Hook Opening

Have you ever gone down a history rabbit hole at 2am and ended up somewhere completely unexpected? I was supposed to be hunting for material on Byzantine iconoclasm, but there I was — sipping cold coffee in a Kadıköy cafe, laptop glowing, staring at a coin I had stumbled across on a digital museum archive. It was a copper dirham minted in 1119, but instead of Arabic script, it had a winged sphinx on one side and two kings fighting a snake on the other. That coin belonged to the Artuqid Dynasty, a Turkic Islamic beylik that ruled over parts of southeastern Anatolia from the late 11th to early 13th century. The strangest part? I had never heard of them before that night. The Artuqids controlled strategic cities like Mardin, Diyarbakır, and Hasankeyf, clashed with Crusaders, traded with Byzantines, and even minted coins with Christian motifs. Yet their name barely appears in standard history books. Why? That question pulled me into a rabbit hole that reshaped how I think about medieval power dynamics. I visited Ankara’s Museum of Anatolian Civilizations the next week, and standing before a display of Artuqid stone reliefs, I realized this dynasty was a missing puzzle piece in the history of the region — a bridge between East and West, Islam and Christianity, that most people overlook. This article is what I found.

Historical Background

The Post-Manzikert Chaos (1071–1102)

Here is something that blew my mind: the Artuqids emerged out of the same vortex that followed the 1071 Battle of Manzikert, but they were not a single clan — they split into two main branches, one based in Mardin and the other in Hasankeyf, and they often fought each other as much as they fought their enemies. After the Seljuk victory over Byzantium, Anatolia became a patchwork of Turkic beyliks scrambling for territory. The founder, Artuk Bey, was a commander under the Seljuk sultan Malik Shah I. He was given lands around Jerusalem in the late 1080s, but after his death in 1091, his sons fled back to Anatolia during the First Crusade. That retreat turned into an opportunity.

Think of it like a game of musical chairs where the music stops every time a new army appears. The Artuqid brothers — İlgazi and Sökmen — carved out a realm in the upper Tigris and Euphrates valleys, taking advantage of the power vacuum left by the Byzantine retreat and the Crusader advance. They called their state the Artuklu Beyliği in Turkish, and by 1102 they controlled Mardin, Diyarbakır (then called Amid), and eventually Hasankeyf. But here is where it gets interesting: they did not try to create a centralized empire.

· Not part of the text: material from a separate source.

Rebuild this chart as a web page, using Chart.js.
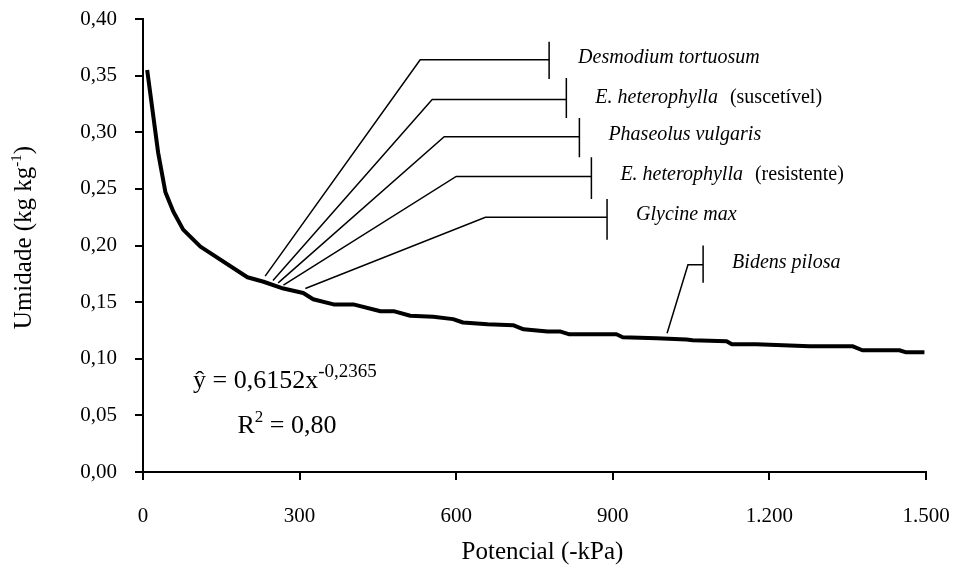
<!DOCTYPE html>
<html>
<head>
<meta charset="utf-8">
<script src="https://cdn.jsdelivr.net/npm/chart.js@4"></script>
<style>
  html, body { margin: 0; padding: 0; background: #fff; }
  canvas { display: block; }
</style>
</head>
<body>
<canvas id="chart" width="953" height="571"></canvas>
<script>
// curva de retenção
const potencial = [8, 29, 43, 58, 77, 110, 200, 231, 269, 307, 326, 365, 403, 455, 480, 512, 556, 594, 613, 660, 709, 729, 775, 800, 817, 907, 919, 984, 1041, 1053, 1118, 1128, 1175, 1277, 1360, 1378, 1449, 1462, 1497];
const umidade = [0.355, 0.282, 0.247, 0.230, 0.214, 0.199, 0.172, 0.168, 0.162, 0.158, 0.1525, 0.148, 0.148, 0.142, 0.142, 0.138, 0.137, 0.135, 0.132, 0.1305, 0.1296, 0.126, 0.124, 0.124, 0.1216, 0.1216, 0.119, 0.118, 0.117, 0.1164, 0.1155, 0.1128, 0.1128, 0.111, 0.111, 0.1075, 0.1075, 0.1057, 0.1057];

// espécies e linhas de chamada
const especies = ['Desmodium tortuosum', 'E. heterophylla', 'Phaseolus vulgaris', 'E. heterophylla', 'Glycine max', 'Bidens pilosa'];
const notas = ['', '(suscetível)', '', '(resistente)', '', ''];
const inicioX = [234, 249, 259, 269, 311, 1004];
const inicioY = [0.173, 0.169, 0.167, 0.165, 0.162, 0.1225];
const cotoveloX = [531, 554, 577, 600, 656, 1044];
const nivelY = [0.364, 0.329, 0.296, 0.261, 0.225, 0.183];
const fimX = [778, 811, 836, 859, 889, 1073];
const marcaTopo = [0.380, 0.348, 0.3125, 0.278, 0.241, 0.200];
const marcaBase = [0.347, 0.3125, 0.278, 0.241, 0.205, 0.167];

// eixos
const xTicks = [0, 300, 600, 900, 1200, 1500];
const yTicks = [0, 0.05, 0.10, 0.15, 0.20, 0.25, 0.30, 0.35, 0.40];

// equação
const equacao = { x: 96, y: 0.074, coef: '0,6152', expoente: '-0,2365' };
const ajuste = { x: 181, y: 0.034, r2: '0,80' };

const FONTE = 'Liberation Serif, Times New Roman, serif';

const datasets = [{
  data: potencial.map((p, i) => ({ x: p, y: umidade[i] })),
  borderColor: '#000',
  borderWidth: 4,
  borderJoinStyle: 'round',
  borderCapStyle: 'butt',
  pointRadius: 0,
  tension: 0
}];

especies.forEach((_, i) => {
  datasets.push({
    data: [
      { x: inicioX[i], y: inicioY[i] },
      { x: cotoveloX[i], y: nivelY[i] },
      { x: fimX[i], y: nivelY[i] }
    ],
    borderColor: '#000',
    borderWidth: 1.5,
    pointRadius: 0,
    tension: 0
  });
  datasets.push({
    data: [
      { x: fimX[i], y: marcaTopo[i] },
      { x: fimX[i], y: marcaBase[i] }
    ],
    borderColor: '#000',
    borderWidth: 1.5,
    pointRadius: 0,
    tension: 0
  });
});

function formatMilhar(v) {
  return String(v).replace(/\B(?=(\d{3})+(?!\d))/g, '.');
}

// zera o recuo automático das escalas, a área fica só pelo layout.padding
function semRecuo(s) {
  s.paddingTop = 0;
  s.paddingBottom = 0;
  s.paddingLeft = 0;
  s.paddingRight = 0;
}

// textos: rótulos das espécies, equação e títulos dos eixos
const textos = {
  id: 'textos',
  afterDraw(chart) {
    const c = chart.ctx;
    const xs = chart.scales.x;
    const ys = chart.scales.y;
    const area = chart.chartArea;
    c.save();
    c.fillStyle = '#000';

    // rótulos
    c.textBaseline = 'middle';
    c.textAlign = 'left';
    especies.forEach((nome, i) => {
      const px = xs.getPixelForValue(fimX[i]) + 29;
      const py = ys.getPixelForValue(nivelY[i]) - 2;
      c.font = 'italic 20px ' + FONTE;
      c.fillText(nome, px, py);
      if (notas[i]) {
        const w = c.measureText(nome).width;
        c.font = '20px ' + FONTE;
        c.fillText(notas[i], px + w + 12, py);
      }
    });

    // equação
    c.textBaseline = 'alphabetic';
    let px = xs.getPixelForValue(equacao.x);
    let py = ys.getPixelForValue(equacao.y);
    c.font = '26px ' + FONTE;
    const base = '\u0177 = ' + equacao.coef + 'x';
    c.fillText(base, px, py);
    px += c.measureText(base).width;
    c.font = '19px ' + FONTE;
    c.fillText(equacao.expoente, px, py - 11);

    px = xs.getPixelForValue(ajuste.x);
    py = ys.getPixelForValue(ajuste.y);
    c.font = '26px ' + FONTE;
    c.fillText('R', px, py);
    px += c.measureText('R').width;
    c.font = '17px ' + FONTE;
    c.fillText('2', px, py - 11);
    px += c.measureText('2').width;
    c.font = '26px ' + FONTE;
    c.fillText(' = ' + ajuste.r2, px, py);

    // título eixo x
    c.font = '25px ' + FONTE;
    c.textAlign = 'center';
    c.fillText('Potencial (-kPa)', (area.left + area.right) / 2 + 8, area.bottom + 87);

    // título eixo y (rotacionado)
    c.translate(area.left - 112, (area.top + area.bottom) / 2 - 8);
    c.rotate(-Math.PI / 2);
    c.textAlign = 'left';
    const p1 = 'Umidade (kg kg';
    const p2 = '-1';
    const p3 = ')';
    c.font = '25px ' + FONTE;
    const w1 = c.measureText(p1).width;
    const w3 = c.measureText(p3).width;
    c.font = '15px ' + FONTE;
    const w2 = c.measureText(p2).width;
    let tx = -(w1 + w2 + w3) / 2;
    c.font = '25px ' + FONTE;
    c.fillText(p1, tx, 0);
    tx += w1;
    c.font = '15px ' + FONTE;
    c.fillText(p2, tx, -10);
    tx += w2;
    c.font = '25px ' + FONTE;
    c.fillText(p3, tx, 0);

    c.restore();
  }
};

const ctx = document.getElementById('chart').getContext('2d');
new Chart(ctx, {
  type: 'line',
  data: { datasets: datasets },
  options: {
    responsive: false,
    animation: false,
    devicePixelRatio: 1,
    layout: { padding: { top: 19, right: 27, left: 0, bottom: 0 } },
    plugins: {
      legend: { display: false },
      tooltip: { enabled: false }
    },
    scales: {
      x: {
        type: 'linear',
        min: 0,
        max: 1500,
        afterBuildTicks: (s) => { s.ticks = xTicks.map(v => ({ value: v })); },
        afterFit: (s) => { s.height = 99; semRecuo(s); },
        ticks: {
          color: '#000',
          font: { family: FONTE, size: 21 },
          padding: 24,
          maxRotation: 0,
          callback: (v) => formatMilhar(v)
        },
        grid: { drawOnChartArea: false, drawTicks: true, tickLength: 8, color: '#000', lineWidth: 2 },
        border: { color: '#000', width: 2 }
      },
      y: {
        type: 'linear',
        min: 0,
        max: 0.4,
        afterBuildTicks: (s) => { s.ticks = yTicks.map(v => ({ value: v })); },
        afterFit: (s) => { s.width = 143; semRecuo(s); },
        ticks: {
          color: '#000',
          font: { family: FONTE, size: 21 },
          padding: 18,
          callback: (v) => v.toFixed(2).replace('.', ',')
        },
        grid: { drawOnChartArea: false, drawTicks: true, tickLength: 8, color: '#000', lineWidth: 2 },
        border: { color: '#000', width: 2 }
      }
    }
  },
  plugins: [textos]
});
</script>
</body>
</html>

Instead, they built a network of fortified cities and desert castles, each ruled by a family member, united only by loyalty to the Artuqid name.

I remember visiting Mardin during a summer trip and climbing up to the old citadel. The view of the Mesopotamian plain from that height is incredible. My archaeologist friend Ayşe pointed out the massive stone walls and said, ‘The Artuqids understood how to rule a multicultural land — they didn’t force everyone to become Muslim, they just controlled trade and taxes.’ She was right. The Artuqid realm was a mosaic of Syriac Christians, Armenian Orthodox, Jews, and Sunni Muslims. They even allowed Christians to build new churches and ring bells, which was rare in medieval Islamic states.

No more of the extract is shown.